Post by: Mister Natural on August 30, 2020, 05:26:04 PM
By 2012 I had little use for music in my life. I sold my collection of vinyl, and my record player. My show going had dwindled to nothing. Music still played a big role in my life, but I was experiencing everything through the fog of my addictions. I would still check out new stuff on bandcamp and soundcloud. I would still listen to old favorites and some new ones via youtube, but my music habit took on a different color. It all just seemed like the background music for my destruction. I started associating less and less with music people. Hell, I actually surprised myself with this. Before this I could say that all my friends and I had music in common. We were active participants in music. We shared strong opinions. But now most of my friends were people who had nothing in common with me musically. My lifestyle may have revolved around sex or drugs or drinking, but not rock and roll. I guessI didn’t need it anymore. Maybe it was a different kind of habit, rock and roll, and throughout my life I think I was just shifting these various habits around, replacing one with another, trying to fill the nervous void within me.

Well, been sober now for more than a year and discovered a few things about myself. Found out I enjoyed nature and the outdoors a lot more than I used to think. Found I enjoy quiet and contemplative noises, I don’t need a loud abrasive soundtrack following me through everything in life. These days I hardly listen to music for pleasure. Only when I work out (it’s been Back from Samoa for the past week) and sometimes when I’m catching nostalgia. 

But I had a good run. I was a devotee of rock and roll from about 1999 to about 2016 or so. It was the main focus of my life. It saved me, you could even say, even though it ultimately nearly killed me.

I discovered punk through my cousin probably around the time I was 13. Before that he and his friends had introduced me to so much music: Nirvana, Nine Inch Nails, Smashing Pumpkins. My cousin then went straight for punk. In my freshmen year of high school I won’t pretend I was a punk or even listening to much punk. My main music at the time was Nine Inch Nails, some 80’s goth (and some 90’s) and really bad rave music.

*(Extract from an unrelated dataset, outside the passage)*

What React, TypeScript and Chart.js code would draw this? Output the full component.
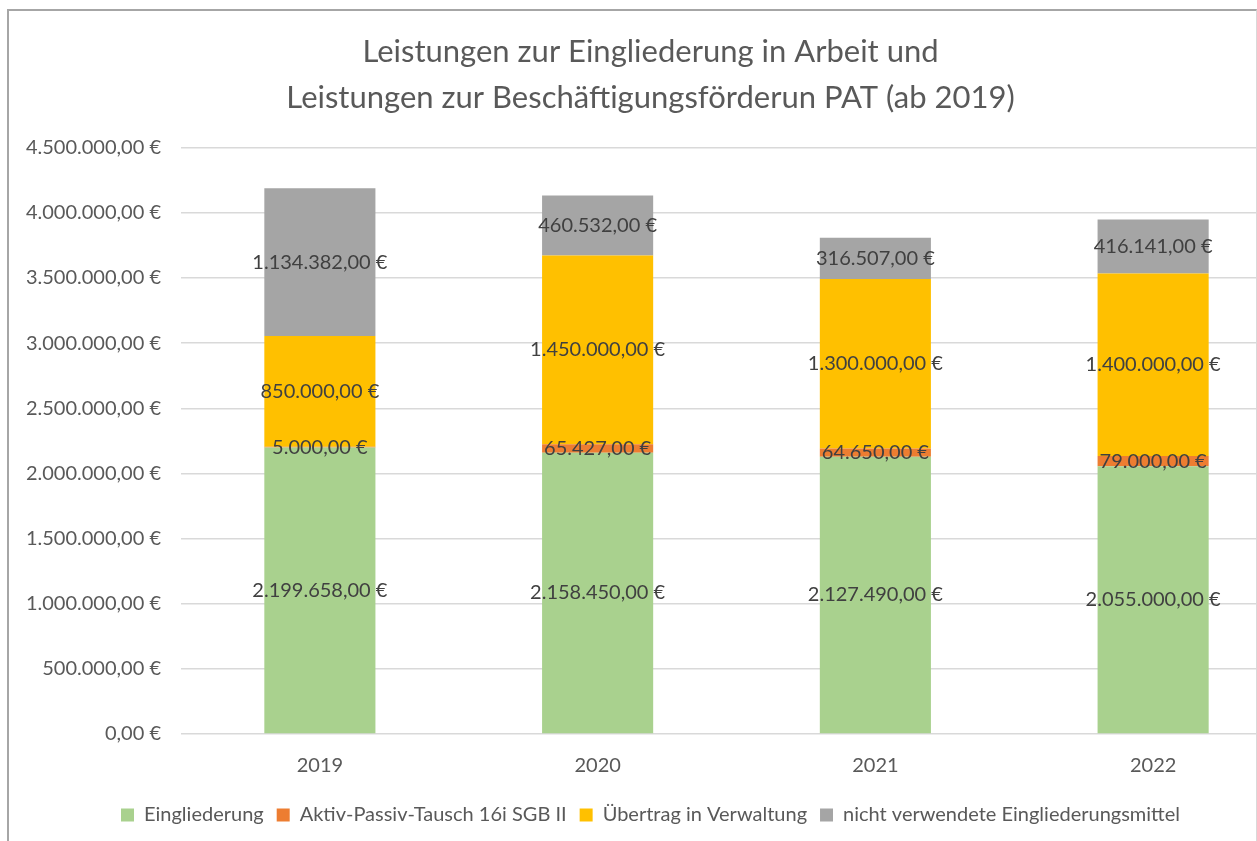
import React, { useEffect, useRef } from "react";
import { Chart, registerables } from "chart.js";

Chart.register(...registerables);

const categories = ["2019", "2020", "2021", "2022"];
const eingliederung = [2199658, 2158450, 2127490, 2055000];
const aktivPassiv = [5000, 65427, 64650, 79000];
const uebertrag = [850000, 1450000, 1300000, 1400000];
const nichtVerwendet = [1134382, 460532, 316507, 416141];
const seriesNames = [
  "Eingliederung",
  "Aktiv-Passiv-Tausch 16i SGB II",
  "Übertrag in Verwaltung",
  "nicht verwendete Eingliederungsmittel",
];
const titleLines = [
  "Leistungen zur Eingliederung in Arbeit und",
  "Leistungen zur Beschäftigungsförderun PAT (ab 2019)",
];

const FONT = "Lato, 'Open Sans', sans-serif";

function fmtEuro(v: number): string {
  const neg = v < 0;
  const fixed = Math.abs(v).toFixed(2);
  const [intPart, dec] = fixed.split(".");
  const withDots = intPart.replace(/\B(?=(\d{3})+(?!\d))/g, ".");
  return (neg ? "-" : "") + withDots + "," + dec + " €";
}

const dataLabelPlugin = {
  id: "segLabels",
  afterDatasetsDraw(chart: any) {
    const ctx = chart.ctx;
    ctx.save();
    ctx.font = `20px ${FONT}`;
    ctx.fillStyle = "#404040";
    ctx.textAlign = "center";
    ctx.textBaseline = "middle";
    chart.data.datasets.forEach((ds: any, i: number) => {
      const meta = chart.getDatasetMeta(i);
      meta.data.forEach((el: any, j: number) => {
        const v = ds.data[j];
        const y = (el.y + el.base) / 2;
        ctx.fillText(fmtEuro(v), el.x, y);
      });
    });
    ctx.restore();
  },
};

export default function App() {
  const ref = useRef<HTMLCanvasElement | null>(null);
  useEffect(() => {
    if (!ref.current) return;
    const chart = new Chart(ref.current, {
      type: "bar",
      data: {
        labels: categories,
        datasets: [
          { label: seriesNames[0], data: eingliederung, backgroundColor: "#A9D18E" },
          { label: seriesNames[1], data: aktivPassiv, backgroundColor: "#ED7D31" },
          { label: seriesNames[2], data: uebertrag, backgroundColor: "#FFC000" },
          { label: seriesNames[3], data: nichtVerwendet, backgroundColor: "#A5A5A5" },
        ],
      },
      options: {
        responsive: false,
        animation: false,
        layout: { padding: { left: 0, right: 23, top: 0, bottom: 6 } },
        datasets: { bar: { barPercentage: 0.8, categoryPercentage: 0.5 } },
        plugins: {
          title: {
            display: true,
            text: titleLines,
            color: "#595959",
            font: { family: FONT, size: 31, weight: "normal", lineHeight: 1.48 },
            padding: { top: 18, bottom: 27 },
          },
          legend: {
            position: "bottom",
            labels: {
              color: "#595959",
              font: { family: FONT, size: 20 },
              boxWidth: 13,
              boxHeight: 13,
              padding: 13,
            },
          },
          tooltip: { enabled: false },
        },
        scales: {
          x: {
            stacked: true,
            grid: { display: false },
            border: { display: false },
            afterFit(scale: any) {
              scale.height += 2;
            },
            ticks: { color: "#595959", font: { family: FONT, size: 20 }, padding: 12 },
          },
          y: {
            stacked: true,
            min: 0,
            max: 4500000,
            grid: { color: "#d9d9d9", lineWidth: 1.5, drawTicks: false },
            border: { display: false },
            afterFit(scale: any) {
              scale.width = 172;
            },
            ticks: {
              stepSize: 500000,
              color: "#595959",
              font: { family: FONT, size: 20 },
              padding: 20,
              callback: (v: any) => fmtEuro(Number(v)),
            },
          },
        },
      },
      plugins: [dataLabelPlugin],
    });
    return () => chart.destroy();
  }, []);
  return (
    <div
      style={{
        position: "fixed",
        left: 0,
        top: 0,
        width: 1257,
        height: 841,
        overflow: "hidden",
        background: "#fff",
      }}
    >
      <div
        style={{
          position: "absolute",
          left: 7,
          top: 9,
          width: 1250,
          height: 900,
          boxSizing: "border-box",
          borderLeft: "2px solid #a6a6a6",
          borderTop: "2px solid #a6a6a6",
          borderRight: "1px solid #d9d9d9",
          overflow: "hidden",
          background: "#fff",
        }}
      >
        <canvas
          ref={ref}
          width={1306}
          height={830}
          style={{ display: "block", position: "absolute", left: 0, top: 0 }}
        />
      </div>
    </div>
  );
}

I had Green Day’s ‘Kerplunk’ on CD, which I like a lot. My cousin also taped me Dookie. He was mostly into a lot of bad skatepunk, mainly everything on Epitaph. Rancid, Offspring, NOFX, Operation Ivy. But let’s see. I had a dubbed copy of Minor Threat discography. Dubbed first Clash. Dubbed Gorilla Biscuits. Can’t say it was all great stuff he listened to. I also had a dubbed copy of “Heard they Sucked Live” I’m embarrassed to say that I loved back then.

Oh yeah, shame about musical choices. Something I don’t get anymore. Like the shame of not knowing about a band that’s been deemed seminal. Like when I eventually transitioned from bad rave and goth to punk, I never wanted to let on where my musical roots really were I felt so bad about it.

As my brother got heavier into punk he also got deeper into it. Next it was local bands, then Crass-style peace punk, then on to Profane Existance type hardcore. I was always very interested in what he was listening to even though it wasn’t really my thing. Yet.

I gravitated more towards the punk and new wave of the 70’s and 80’s. Then this older friend of mine who I had a huge crush on invited me to see the Cramps. This around 98. A year later I dove head-first into garage and punk and never looked back.

But I guess the music has to end eventually. Ok. I had a great run. Better than most. And I’m very lucky to have survived it all.
Title: Re: What is your relationship to music in 2020?
Post by: Mister Natural on August 30, 2020, 05:29:36 PM
Almost forgot. Sometime after I stopped buying records, I got deep into comic books. And it became like another shameful kind of secret. I didn’t want to be seen as a nerd, but who fucking cares. Once I got clean, this habit fell by the wayside as well, and I’m fine with that. Also don’t feel guilty about being something of a comic book geek.